Councillors have been urged to back an ambitious plan to build 206 houses on green belt near to a rugby league club’s ground.
The massive development, which also include plans to build a training pitch and outdoor sports, is part of a deal to secure the future of Dewsbury Rams and will be considered at the Heavy Woollen sub-planning committee this Thursday .
The application for the site, which lies on former colliery green belt land adjacent to the club’s stadium and Shawcross Business Park and in between Owl Lane and Wakefield Road, has already been given the green light by the secretary of state.
It is the latest large-scale bid by developers Harron Homes and Stirling Scotfield, who are also at the heart of a drawn-out and controversial Lindley development in Cowrakes Road and Weatherhill Road.
But unlike the Huddersfield site, their plans have been largely supported by local residents – and 12 said it will bring a much-needed boost to the local economy and encourage healthier living.
A mix of two and three storey two, three and four bedroomed houses – including 23 affordable properties – have been proposed in a 17.8 acre network of cul-de-sacs , which would also be bordered by a watercourse.

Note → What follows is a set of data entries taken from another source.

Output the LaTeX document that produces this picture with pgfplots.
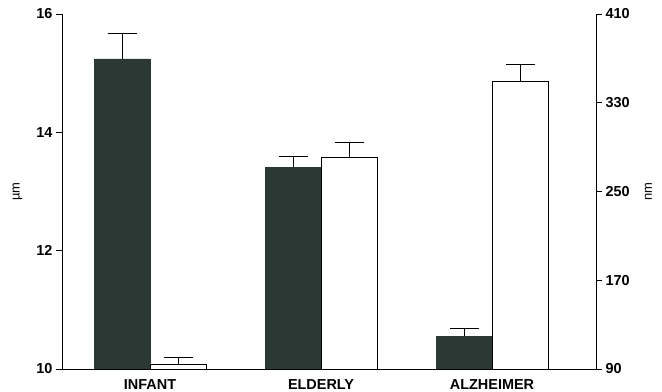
\documentclass[border=0pt]{standalone}
\usepackage{pgfplots}
\pgfplotsset{compat=1.18}
\usepackage{fontspec}
\setmainfont{Liberation Sans}
\definecolor{darkbar}{RGB}{44,56,52}
\begin{document}
\begin{tikzpicture}
\pgfplotsset{
  common/.style={
    scale only axis, width=534bp, height=355bp,
    xmin=-0.515, xmax=2.608,
    /pgf/number format/assume math mode=true,
    tick label style={font=\fontsize{14.5}{16}\selectfont\bfseries, black},
    tick align=outside, major tick length=6bp,
    axis line style={black, line width=0.8bp},
    every tick/.style={black, line width=0.8bp},
  },
  barplot/.style={ybar, bar width=0.327, bar shift=0pt, line width=0.8bp,
    error bars/y dir=plus, error bars/y explicit,
    error bars/error bar style={black, line width=0.8bp},
    error bars/error mark options={black, rotate=90, mark size=14.5bp, line width=0.8bp}},
}
\begin{axis}[common, name=a,
  axis x line*=bottom, axis y line*=left,
  ymin=10, ymax=16, ytick={10,12,14,16},
  xtick={0,1,2}, xticklabels={INFANT,ELDERLY,ALZHEIMER},
  x tick style={draw=none},
  every x tick label/.append style={anchor=base, yshift=-15bp},
  every axis y label/.style={at={(rel axis cs:-0.0833,0.5)}, rotate=90, anchor=center, font=\fontsize{13}{15}\selectfont},
  ylabel={µm}]
\addplot[barplot, fill=darkbar, draw=darkbar] coordinates {
  (-0.164,15.24) +- (0,0.44)
  (0.836,13.41) +- (0,0.19)
  (1.836,10.55) +- (0,0.13)
};
\end{axis}
\begin{axis}[common,
  axis x line=none, axis y line*=right,
  ymin=90, ymax=410, ytick={90,170,250,330,410},
  xtick=\empty,
  every axis y label/.style={at={(rel axis cs:1.098,0.5)}, rotate=90, anchor=center, font=\fontsize{13}{15}\selectfont},
  ylabel={nm}]
\addplot[barplot, fill=white, draw=black] coordinates {
  (0.164,94.5) +- (0,5.5)
  (1.164,280.5) +- (0,13.5)
  (2.164,349.2) +- (0,15.6)
};
\end{axis}
\pgfresetboundingbox
\path[use as bounding box] ([xshift=-62bp,yshift=-23bp]a.south west) rectangle ([xshift=66bp,yshift=14bp]a.north east);
\end{tikzpicture}
\end{document}
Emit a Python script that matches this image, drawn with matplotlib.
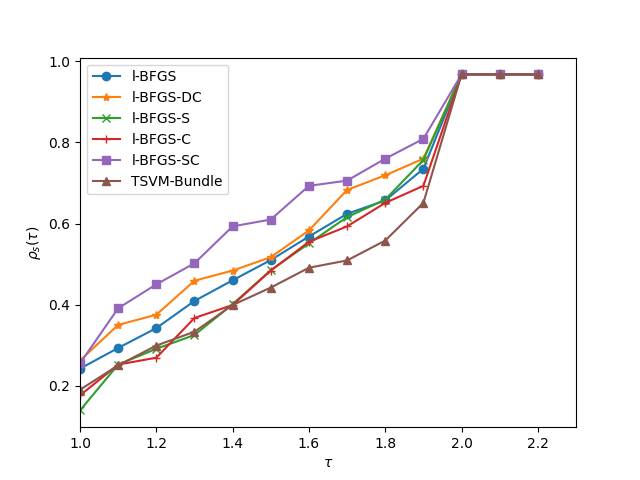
import numpy as np
import matplotlib
matplotlib.use("Agg")
import matplotlib.pyplot as plt

tau = [1.0, 1.1, 1.2, 1.3, 1.4, 1.5, 1.6, 1.7, 1.8, 1.9, 2.0, 2.1, 2.2]

lbfgs = [0.242, 0.293, 0.342, 0.409, 0.460, 0.510, 0.568, 0.624, 0.657, 0.735, 0.968, 0.968, 0.968]
lbfgs_dc = [0.262, 0.350, 0.375, 0.459, 0.484, 0.517, 0.583, 0.683, 0.719, 0.760, 0.968, 0.968, 0.968]
lbfgs_s = [0.139, 0.252, 0.291, 0.325, 0.401, 0.485, 0.551, 0.616, 0.659, 0.757, 0.968, 0.968, 0.968]
lbfgs_c = [0.176, 0.252, 0.269, 0.367, 0.399, 0.484, 0.555, 0.593, 0.651, 0.693, 0.968, 0.968, 0.968]
lbfgs_sc = [0.255, 0.391, 0.450, 0.502, 0.593, 0.610, 0.693, 0.706, 0.760, 0.809, 0.968, 0.968, 0.968]
tsvm_bundle = [0.190, 0.250, 0.299, 0.333, 0.399, 0.442, 0.491, 0.509, 0.558, 0.651, 0.968, 0.968, 0.968]

series = [
    ("l-BFGS", lbfgs, "o"),
    ("l-BFGS-DC", lbfgs_dc, "*"),
    ("l-BFGS-S", lbfgs_s, "x"),
    ("l-BFGS-C", lbfgs_c, "+"),
    ("l-BFGS-SC", lbfgs_sc, "s"),
    ("TSVM-Bundle", tsvm_bundle, "^"),
]

fig, ax = plt.subplots(figsize=(6.4, 4.8), dpi=100)

for label, values, marker in series:
    ax.plot(tau, values, marker=marker, label=label)

ax.set_xlim(1.0, 2.3)
ax.set_xlabel(r"$\tau$")
ax.set_ylabel(r"$\rho_s(\tau)$")
ax.legend(loc="upper left")

fig.savefig("out.png", dpi=100)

Replacing the Rams’ current training pitch, it will also include a floodlit practice pitch, two multi-use games areas, a cycleway and increased parking spaces for visitors to the club, as well as the creation of more surrounding woodland.
A total of five objections have been submitted by residents, who are concerned over the impact that extra residents could have on existing facilities and road and Sport England.
A spokesperson for the Dewsbury Rams said they thought the development was ‘essential’ to improve the lives of those living nearby. adding: “We believe that the development proposals are essential, not only to safeguard the current community development work, but to enhance it.”
Responding to the objections, the planning officers said that the harm caused to the greenbelt would be outweighed by the positive impact it would have on the community.
If the plan gets the go-ahead, the development will be constructed within three years.